I just want to start out by saying that the second most exciting part of my day happens at around 5:15 in the afternoon because by that point I have decided that I have worked enough and can spend the next 15 minutes goofing off at the FYA website. This keeps me happily occupied until I can begin the most enjoyable part of the day, getting ready to close so I can go the hell home. I hope that you will understand your second place status, cause nothing beats going home. But I would like to point out that you do beat out my lunch break for second place.

With my love for you all (hopefully) expressed, I would like to continue on to the point of my little letter here, which is to expose a fiendish attack on our glorious YA literature which has come to my attention this very day, December 15th in the year of our Lord (Tiny Cooper that is) 2010.

To put my story into context, I'd like say that I am a librarian at a small public library in Texas. While I may not be a YA librarian per se, YA collection and programming is one of my many library duties and really my favorite part of the job. As the defacto YA Librarian, patrons often come to me for reading suggestions. Once such person, a fun Cool Mom who enjoys some YA readin' herself, asked for book suggestions for her 15ish daughter for Christmas. Of course on the top of my list was the Hunger Games (I luv u Cinna!!!). So today (a day that shall live in infamy) Cool Mom walks in the library, chats with me for a minute and then mentions that her mother (Grandma) went a certain Big Chain Bookstore the other day to get the Hunger Games for Cool Mom's daughter and the person and Big Chain Bookstore (BCB) was horrified by this request. The BCB employee told Grandma that it was an awful book about kids killing kids and that it had a horrible ending.

What the hell!!

Needless to say Grandma didn't get the book. Now Cool Mom, being cool, wasn't mad at me for giving her the suggestion or anything and after a quick conversation about what the Hunger Games is really about, I feel pretty certain that it is back on the Christmas list. But I am so pissed!!!! WTF is a BCB employee doing telling someone this shizz about the Hunger Games! First and foremost, aren't you there to be sellin books, BCB employee?? Yeah, I thought so! So keep your damn comments to yourself! Second, if you are working in the YA section you need to reassess your career choices and get the hell out there before the teens and YAngelists, such as myself, tie you naked to a book rack, scrawl "Seneca Crane" across your chest and use you for target practice ala Katniss!

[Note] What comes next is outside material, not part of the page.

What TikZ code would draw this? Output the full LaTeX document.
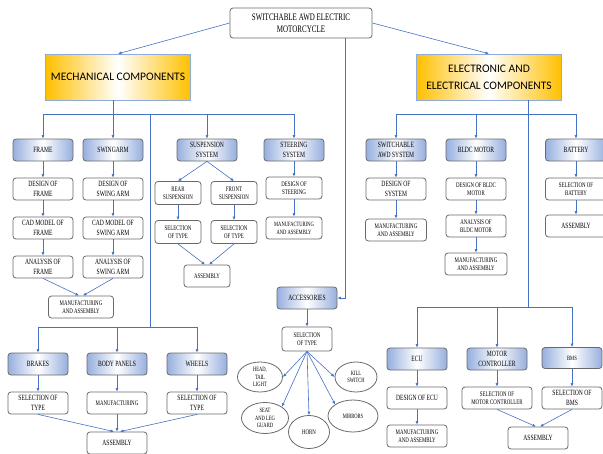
\documentclass[tikz,border=0pt]{standalone}
\usepackage{fontspec}
\setmainfont{Liberation Serif}
\newfontfamily\boxfont[FakeStretch=0.7]{Liberation Serif}
\newfontfamily\titlefont{Carlito}
\usetikzlibrary{arrows.meta,shapes.geometric}
\definecolor{linkblue}{RGB}{68,114,196}
\definecolor{headblue}{RGB}{150,175,222}
\definecolor{boxgray}{RGB}{105,105,105}
\definecolor{gold}{RGB}{255,192,0}
\tikzset{
    boxbase/.style={rounded corners=3pt, draw=boxgray, line width=0.8pt, align=center, inner sep=0pt,
        minimum width=60pt, minimum height=22pt, font=\boxfont\fontsize{8}{9.5}\selectfont},
    hdrbox/.style={boxbase, left color=headblue, right color=headblue, middle color=white},
    plainbox/.style={boxbase, fill=white},
    bigbox/.style={draw=linkblue!60, line width=0.5pt, left color=gold, right color=gold, middle color=white,
        minimum width=145pt, minimum height=46pt, align=center, font=\titlefont\fontsize{11.5}{17}\selectfont},
    ovalbox/.style={ellipse, draw=boxgray, line width=0.8pt, fill=white, align=center, inner sep=0pt,
        font=\boxfont\fontsize{6.5}{7.5}\selectfont},
    small/.style={font=\boxfont\fontsize{7}{8.5}\selectfont},
    link/.style={draw=linkblue, line width=0.6pt},
    arr/.style={link, -{Latex[length=3.5pt,width=3pt]}}
}

\begin{document}
\begin{tikzpicture}[x=1pt, y=-1pt]
                    \useasboundingbox (0,0) rectangle (603,453);
                    % top level
                    \node[plainbox, minimum width=142pt, minimum height=30pt, font=\boxfont\fontsize{10}{12}\selectfont] (top) at (301,23) {SWITCHABLE AWD ELECTRIC\\MOTORCYCLE};
                    \node[bigbox] (mech) at (118,77) {MECHANICAL COMPONENTS};
                    \node[bigbox] (elec) at (489,77) {ELECTRONIC AND\\ELECTRICAL COMPONENTS};
                    % mechanical
                    \node[hdrbox] (frame) at (43,150) {FRAME};
                    \node[hdrbox] (swing) at (113,150) {SWINGARM};
                    \node[hdrbox] (susp) at (207,150) {SUSPENSION\\SYSTEM};
                    \node[hdrbox] (steer) at (294,150) {STEERING\\SYSTEM};
                    \node[plainbox] (dframe) at (43,189) {DESIGN OF\\FRAME};
                    \node[plainbox] (dswing) at (113,189) {DESIGN OF\\SWING ARM};
                    \node[plainbox] (cframe) at (43,228) {CAD MODEL OF\\FRAME};
                    \node[plainbox] (cswing) at (113,228) {CAD MODEL OF\\SWING ARM};
                    \node[plainbox] (aframe) at (43,267) {ANALYSIS OF\\FRAME};
                    \node[plainbox] (aswing) at (113,267) {ANALYSIS OF\\SWING ARM};
                    \node[plainbox, small, minimum width=65pt] (mframe) at (81,307) {MANUFACTURING\\AND ASSEMBLY};
                    \node[plainbox, small, minimum width=46pt, minimum height=23pt] (rear) at (178,193) {REAR\\SUSPENSION};
                    \node[plainbox, small, minimum width=46pt, minimum height=23pt] (front) at (234,193) {FRONT\\SUSPENSION};
                    \node[plainbox, small, minimum width=46pt, minimum height=23pt] (srear) at (178,232) {SELECTION\\OF TYPE};
                    \node[plainbox, small, minimum width=46pt, minimum height=23pt] (sfront) at (234,232) {SELECTION\\OF TYPE};
                    \node[plainbox, small, minimum width=46pt] (asusp) at (207,276) {ASSEMBLY};
                    \node[plainbox, small, minimum width=56pt] (dsteer) at (294,188) {DESIGN OF\\STEERING};
                    \node[plainbox, minimum width=56pt, font=\boxfont\fontsize{6.5}{8}\selectfont] (msteer) at (294,228) {MANUFACTURING\\AND ASSEMBLY};
                    \node[hdrbox] (brakes) at (38,364) {BRAKES};
                    \node[hdrbox] (body) at (117,364) {BODY PANELS};
                    \node[hdrbox] (wheels) at (197,364) {WHEELS};
                    \node[plainbox] (sbrakes) at (38,403) {SELECTION OF\\TYPE};
                    \node[plainbox, small] (mbody) at (117,403) {MANUFACTURING};
                    \node[plainbox] (swheels) at (197,403) {SELECTION OF\\TYPE};
                    \node[plainbox] (abody) at (117,443) {ASSEMBLY};
                    % accessories
                    \node[hdrbox] (acc) at (307,298) {ACCESSORIES};
                    \node[plainbox, small, minimum width=50pt, minimum height=24pt] (sacc) at (307,339) {SELECTION\\OF TYPE};
                    \node[ovalbox, minimum width=45pt, minimum height=30pt] (head) at (260,377) {HEAD,\\TAIL\\LIGHT};
                    \node[ovalbox, minimum width=42pt, minimum height=30pt] (kill) at (356,377) {KILL\\SWITCH};
                    \node[ovalbox, minimum width=47pt, minimum height=31pt] (seat) at (265,418) {SEAT\\AND LEG\\GUARD};
                    \node[ovalbox, minimum width=41pt, minimum height=33pt, small] (horn) at (309,432) {HORN};
                    \node[ovalbox, minimum width=50pt, minimum height=32pt] (mirr) at (353,416) {MIRRORS};
                    % electronic
                    \node[hdrbox] (awd) at (396,150) {SWITCHABLE\\AWD SYSTEM};
                    \node[hdrbox] (bldc) at (476,150) {BLDC MOTOR};
                    \node[hdrbox, minimum width=61pt] (batt) at (576,150) {BATTERY};
                    \node[plainbox] (dawd) at (396,189) {DESIGN OF\\SYSTEM};
                    \node[plainbox, small, minimum width=61pt] (mawd) at (396,230) {MANUFACTURING\\AND ASSEMBLY};
                    \node[plainbox, small] (dbldc) at (476,189) {DESIGN OF BLDC\\MOTOR};
                    \node[plainbox, small] (abldc) at (476,226) {ANALYSIS OF\\BLDC MOTOR};
                    \node[plainbox, small, minimum width=62pt] (mbldc) at (476,264) {MANUFACTURING\\AND ASSEMBLY};
                    \node[plainbox, small, minimum width=61pt] (sbatt) at (576,189) {SELECTION OF\\BATTERY};
                    \node[plainbox, minimum width=61pt] (abatt) at (576,226) {ASSEMBLY};
                    \node[hdrbox] (ecu) at (417,359) {ECU};
                    \node[hdrbox] (mc) at (497,359) {MOTOR\\CONTROLLER};
                    \node[hdrbox, minimum height=21pt, font=\boxfont\fontsize{6.5}{8}\selectfont] (bms) at (572,358) {BMS};
                    \node[plainbox] (decu) at (417,398) {DESIGN OF ECU};
                    \node[plainbox, small] (mecu) at (417,436) {MANUFACTURING\\AND ASSEMBLY};
                    \node[plainbox, small, minimum width=70pt] (smc) at (497,398) {SELECTION OF\\MOTOR CONTROLLER};
                    \node[plainbox] (sbms) at (572,398) {SELECTION OF\\BMS};
                    \node[plainbox] (aelec) at (538,438) {ASSEMBLY};
                    % bus points
                    \coordinate (mbus) at (113,114);
                    \coordinate (mdrop) at (150,114);
                    \coordinate (lbus) at (150,327);
                    \coordinate (ebus) at (528,114);
                    \coordinate (lebus) at (528,307);
                    % connectors
                    \draw[arr] (top.west) -- (mech.north);
                    \draw[arr] (top.east) -- (elec.north);
                    \draw[arr] ([xshift=44pt]top.south) |- (acc.east);
                    \draw[link] (mech.south -| mbus) -- (mbus);
                    \draw[link] (frame.north |- mbus) -- (steer.north |- mbus);
                    \draw[link] (mdrop) -- (lbus);
                    \draw[link] (brakes.north |- lbus) -- (wheels.north |- lbus);
                    \draw[link] (elec.south -| ebus) -- (lebus);
                    \draw[link] (awd.north |- ebus) -- (batt.north |- ebus);
                    \draw[link] (ecu.north |- lebus) -- (bms.north |- lebus);
                    \foreach \n in {frame,swing,susp,steer,awd,bldc,batt}
                        \draw[arr] (\n.north |- mbus) -- (\n.north);
                    \foreach \n in {brakes,body,wheels}
                        \draw[arr] (\n.north |- lbus) -- (\n.north);
                    \foreach \n in {ecu,mc,bms}
                        \draw[arr] (\n.north |- lebus) -- (\n.north);
                    \foreach \a/\b in {frame/dframe,dframe/cframe,cframe/aframe,swing/dswing,dswing/cswing,cswing/aswing,
                                       susp/rear,susp/front,rear/srear,front/sfront,steer/dsteer,dsteer/msteer,
                                       brakes/sbrakes,body/mbody,wheels/swheels,mbody/abody,acc/sacc,
                                       awd/dawd,dawd/mawd,bldc/dbldc,dbldc/abldc,abldc/mbldc,batt/sbatt,sbatt/abatt,
                                       ecu/decu,decu/mecu,mc/smc,bms/sbms}
                        \draw[arr] (\a.south) -- (\b.north);
                    \draw[arr] (aframe.south) -- ([xshift=-2pt]mframe.north);
                    \draw[arr] (aswing.south) -- ([xshift=2pt]mframe.north);
                    \draw[arr] (srear.south) -- ([xshift=-2pt]asusp.north);
                    \draw[arr] (sfront.south) -- ([xshift=2pt]asusp.north);
                    \draw[arr] (sbrakes.south) -- ([xshift=-3pt]abody.north);
                    \draw[arr] (swheels.south) -- ([xshift=3pt]abody.north);
                    \draw[arr] (smc.south) -- ([xshift=-2pt]aelec.north);
                    \draw[arr] (sbms.south) -- ([xshift=2pt]aelec.north);
                    \draw[arr] (sacc.south) -- (head.east);
                    \draw[arr] (sacc.south) -- (kill.west);
                    \draw[arr] (sacc.south) -- (seat.north east);
                    \draw[arr] (sacc.south) -- (horn.north);
                    \draw[arr] (sacc.south) -- (mirr.north west);
                \end{tikzpicture}
\end{document}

In order to keep myself from doing anything drastic (see Operation Avenge Katniss above) I though I would email you ladies to thank you for your awesome YAngelism and remind us all that we must be constantly vigilant as to the nefarious YA hatin' that happens all around us. Oh and also to let you know that the BCB in question was in Austin, so if any of you go to one anytime soon, please test the employees as I would like to locate said YA hatin employee and have my revenge (see Operation Avenge Katniss).

May the blessings (e.g. awesome musical theater) of Tiny Cooper be upon you this festive season.

Much love,
AmberAmber

When she's not out librarianing, Amber likes to study Latin and drink strawberry daiquiris. She also used to volunteer at a coroner's office, although she swears she just did paperwork and never touched any dead bodies.